IF THE mannerly and oh-so-decorous debate among Democratic presidential hopefuls in New Hampshire proved anything, it was that the real sparks being struck are not in the wet kindling of the Tweedledum-and-Tweedledee party out of power, but in the ranks of the GOP.
Choice is what the voters always say they want, and they have it in abundance in the primaries that pit right-wing polemicist Pat Buchanan against President Bush. For starters, there is the contrast between the president's instinctive embrace of Eastern Establishment Republican internationalism and Buchanan's view that it's so much globaloney.
Buchanan has called into question a range of matters, from the wisdom of continued liberal immigration policies to secularism in American public life. The president's fumbling embrace of pluralism and diversity seem, in contrast to Buchanan's roars of defiance, the most precious decoction of liberal academic political correctness.
With all of this thunder on the Republican side, the Democrats have unholstered their popguns for another circular firefight over arcane policy distinctions. The unsung hero of the campaign may be former California Gov.
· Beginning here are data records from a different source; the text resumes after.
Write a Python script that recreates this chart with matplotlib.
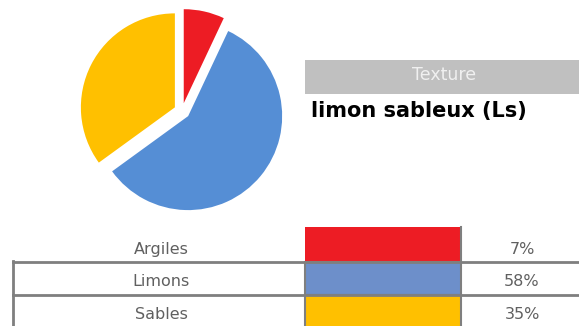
import matplotlib
matplotlib.use("Agg")
import matplotlib.pyplot as plt
from matplotlib.patches import Rectangle

categories = ["Argiles", "Limons", "Sables"]
values = [7, 58, 35]
pie_colors = ["#ED1C24", "#558ED5", "#FFC000"]
table_colors = ["#ED1C24", "#6D8FCA", "#FFC000"]
texture_header = "Texture"
texture_name = "limon sableux (Ls)"

W, H = 579, 326
fig = plt.figure(figsize=(W / 100, H / 100), dpi=100)
ax = fig.add_axes([0, 0, 1, 1])
ax.set_xlim(0, W)
ax.set_ylim(H, 0)
ax.axis("off")

# pie in its own axes (pixel-based placement)
r = 94
cx, cy = 182, 111
pad = 12
pax = fig.add_axes([(cx - r - pad) / W, 1 - (cy + r + pad) / H,
                    (2 * r + 2 * pad) / W, (2 * r + 2 * pad) / H])
pax.pie(values, colors=pie_colors, startangle=90, counterclock=False,
        explode=[0.085] * 3, radius=1.0,
        wedgeprops=dict(linewidth=0))
lim = (r + pad) / r
pax.set_xlim(-lim, lim)
pax.set_ylim(-lim, lim)
pax.set_aspect("equal")
pax.axis("off")

# Texture header
ax.add_patch(Rectangle((305, 60), W - 305, 34, facecolor="#C0C0C0", edgecolor="none"))
ax.text(444, 80, texture_header, ha="center", va="baseline", color="#F0F0F0",
        fontsize=12.5, family="DejaVu Sans")
ax.text(311, 117, texture_name, ha="left", va="baseline", color="black",
        fontsize=15, fontweight="bold", family="DejaVu Sans")

# table
line_c = "#7F7F7F"
text_c = "#606060"
row_top = [227, 262, 295]
row_h = [35, 33, 33]
baselines = [254, 286, 319]
for i, (cat, v) in enumerate(zip(categories, values)):
    y0 = row_top[i]
    h = row_h[i] if i < 2 else H - y0 + 5
    ax.add_patch(Rectangle((305, y0), 156, h, facecolor=table_colors[i],
                           edgecolor=line_c if i > 0 else "none", linewidth=1.5))
    ax.text(161, baselines[i], cat, ha="center", va="baseline", color=text_c,
            fontsize=11.5, family="DejaVu Sans")
    ax.text(522, baselines[i], f"{v}%", ha="center", va="baseline", color=text_c,
            fontsize=11.5, family="DejaVu Sans")

ax.plot([461, 461], [227, 262], color=line_c, lw=1.5)
for y in [262, 295]:
    ax.plot([13, W], [y, y], color=line_c, lw=2)
ax.plot([13, 13], [261, H], color=line_c, lw=2)

fig.savefig("out.png", dpi=100)
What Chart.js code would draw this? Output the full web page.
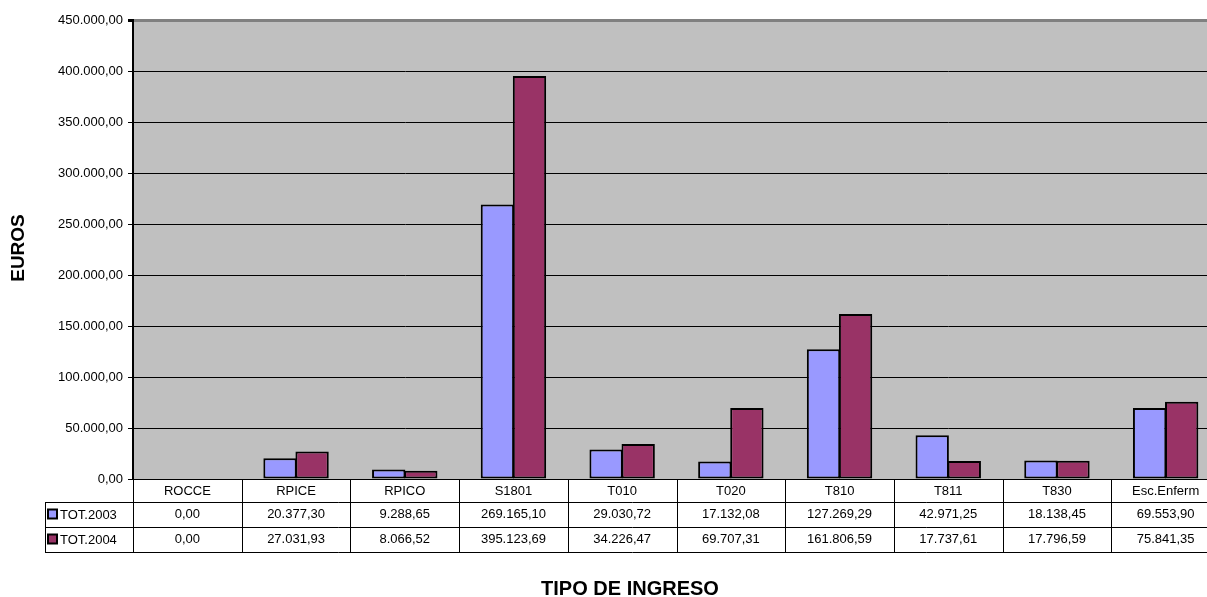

Edmund G. "Jerry" Brown Jr., who has provided the few moments of comic relief with his proposal to substitute a flat tax for the current graduated tax.
Sunday's debate in New Hampshire was better exemplified by the usual Democratic nit-picking about whether a middle-class tax cut would make good sense in terms of stimulating the economy. It played itself out in an almost metaphysical discussion over Arkansas Gov. Bill Clinton's proposal for a $350 annual tax break for the middle class, which, former Sen. Paul Tsongas observed, is less than a dollar a day. As a debating point, it was about as productive as arguing whether it is better to drink a quart of gin a day and get really plastered or have a cocktail a day for a week and get a mild buzz.
That the debate has been so much more engrossing on the GOP side is really not so surprising. Recall the primary campaign of 1968, when the party occupying the White House saw a dissident come out from the fringe to take on the president. The real action and drama that year was all on the side of the incumbent party, starting in New Hampshire, where Sen. Eugene McCarthy roughed up President Johnson. Two months later, Mr. Johnson had dropped out and Sen. Robert Kennedy was in, elbowing Senator McCarthy out. It was a battle down to the wire in California in the fateful triumph of Kennedy over Hubert Humphrey.
The Democrats almost had a replay in 1980, when Sen. Edward M. Kennedy challenged President Jimmy Carter in another fratricidal encounter. The GOP contest that year was far less engrossing and had Ronald Reagan's name written on it from the very beginning.
Now it is the Republicans' turn, and this year's Bush-Buchanan matchup is a classic example of the fact that in American politics it is often the debate within the dominant party that is more interesting and even more decisive than what occurs in the party out of power.
Having established the Republicans as the dominant party at the presidential level, Mr. Reagan also established the winning coalition in America politics -- the often uneasy but powerful partnership of economic conservatives and social conservatives. This American Likud consists of one group of voters obsessed with prayer and abortion and another with capital gains tax cuts. By poking into the sensitive interstices between these two groups with his relentless attacks on free trade and musings about the essentially Christian character of American life, Buchanan threatens not only Bush's incumbency but the future of the Republicans as the presidential party.
If a Democrat wins the White House in November, it may be less the product of his own political ingenuity than of the civil war in the other party. Buchanan, playing the role of agent-provocateur, may turn into the advance agent of a Democratic comeback. Should that happen, it will be the greatest unintentional favor to a political adversary since George Wallace's diversion of Democratic votes delivered the White House to Richard Nixon in 1968.
So, if the Democrats' debates seem bland and obscure, perhaps it's just a mark of their political astuteness. After all, if you see a man getting mugged, the best way to hold on to your own wallet may be to appear as inconspicuous as possible.
Ross K. Baker, a professor at Rutgers University, is teaching American politics this semester at the Swedish Institute of International Affairs in Stockholm.